• _What is needed_: Will you print the material below without altering a single character?

• _Given data_:

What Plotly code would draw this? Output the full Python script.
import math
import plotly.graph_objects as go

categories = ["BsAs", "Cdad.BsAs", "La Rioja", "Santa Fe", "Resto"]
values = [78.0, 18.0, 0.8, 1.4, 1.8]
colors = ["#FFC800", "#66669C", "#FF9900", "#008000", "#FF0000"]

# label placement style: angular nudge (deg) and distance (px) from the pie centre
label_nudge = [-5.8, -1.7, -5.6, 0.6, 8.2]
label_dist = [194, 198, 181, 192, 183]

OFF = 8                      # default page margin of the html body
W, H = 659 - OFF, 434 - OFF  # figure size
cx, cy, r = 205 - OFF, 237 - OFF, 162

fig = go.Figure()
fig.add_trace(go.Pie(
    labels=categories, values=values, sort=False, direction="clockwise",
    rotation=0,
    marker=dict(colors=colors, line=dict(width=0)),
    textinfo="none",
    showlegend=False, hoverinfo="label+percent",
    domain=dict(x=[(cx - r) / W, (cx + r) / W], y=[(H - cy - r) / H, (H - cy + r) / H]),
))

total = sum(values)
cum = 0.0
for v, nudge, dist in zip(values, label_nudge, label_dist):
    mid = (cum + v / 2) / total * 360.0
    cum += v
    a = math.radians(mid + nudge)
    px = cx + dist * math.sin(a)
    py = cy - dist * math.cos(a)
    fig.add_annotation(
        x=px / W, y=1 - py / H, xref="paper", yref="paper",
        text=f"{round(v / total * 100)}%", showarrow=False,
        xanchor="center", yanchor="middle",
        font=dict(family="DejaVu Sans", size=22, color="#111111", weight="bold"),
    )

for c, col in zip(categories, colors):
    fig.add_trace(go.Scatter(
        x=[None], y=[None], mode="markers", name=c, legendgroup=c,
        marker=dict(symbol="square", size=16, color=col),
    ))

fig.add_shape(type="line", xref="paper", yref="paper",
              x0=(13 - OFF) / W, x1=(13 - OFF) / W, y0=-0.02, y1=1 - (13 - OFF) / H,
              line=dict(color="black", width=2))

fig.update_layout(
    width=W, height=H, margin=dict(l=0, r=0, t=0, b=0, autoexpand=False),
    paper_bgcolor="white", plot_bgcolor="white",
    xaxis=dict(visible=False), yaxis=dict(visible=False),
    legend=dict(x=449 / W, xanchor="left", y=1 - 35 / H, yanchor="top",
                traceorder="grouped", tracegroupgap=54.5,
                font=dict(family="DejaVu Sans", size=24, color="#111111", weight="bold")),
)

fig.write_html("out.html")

• _Task answer_:
What Plotly code would draw this? Output the full Python script.
import math
import plotly.graph_objects as go

categories = ["BsAs", "Cdad.BsAs", "La Rioja", "Santa Fe", "Resto"]
values = [78.0, 18.0, 0.8, 1.4, 1.8]
colors = ["#FFC800", "#66669C", "#FF9900", "#008000", "#FF0000"]

# label placement style: angular nudge (deg) and distance (px) from the pie centre
label_nudge = [-5.8, -1.7, -5.6, 0.6, 8.2]
label_dist = [194, 198, 181, 192, 183]

OFF = 8                      # default page margin of the html body
W, H = 659 - OFF, 434 - OFF  # figure size
cx, cy, r = 205 - OFF, 237 - OFF, 162

fig = go.Figure()
fig.add_trace(go.Pie(
    labels=categories, values=values, sort=False, direction="clockwise",
    rotation=0,
    marker=dict(colors=colors, line=dict(width=0)),
    textinfo="none",
    showlegend=False, hoverinfo="label+percent",
    domain=dict(x=[(cx - r) / W, (cx + r) / W], y=[(H - cy - r) / H, (H - cy + r) / H]),
))

total = sum(values)
cum = 0.0
for v, nudge, dist in zip(values, label_nudge, label_dist):
    mid = (cum + v / 2) / total * 360.0
    cum += v
    a = math.radians(mid + nudge)
    px = cx + dist * math.sin(a)
    py = cy - dist * math.cos(a)
    fig.add_annotation(
        x=px / W, y=1 - py / H, xref="paper", yref="paper",
        text=f"{round(v / total * 100)}%", showarrow=False,
        xanchor="center", yanchor="middle",
        font=dict(family="DejaVu Sans", size=22, color="#111111", weight="bold"),
    )

for c, col in zip(categories, colors):
    fig.add_trace(go.Scatter(
        x=[None], y=[None], mode="markers", name=c, legendgroup=c,
        marker=dict(symbol="square", size=16, color=col),
    ))

fig.add_shape(type="line", xref="paper", yref="paper",
              x0=(13 - OFF) / W, x1=(13 - OFF) / W, y0=-0.02, y1=1 - (13 - OFF) / H,
              line=dict(color="black", width=2))

fig.update_layout(
    width=W, height=H, margin=dict(l=0, r=0, t=0, b=0, autoexpand=False),
    paper_bgcolor="white", plot_bgcolor="white",
    xaxis=dict(visible=False), yaxis=dict(visible=False),
    legend=dict(x=449 / W, xanchor="left", y=1 - 35 / H, yanchor="top",
                traceorder="grouped", tracegroupgap=54.5,
                font=dict(family="DejaVu Sans", size=24, color="#111111", weight="bold")),
)

fig.write_html("out.html")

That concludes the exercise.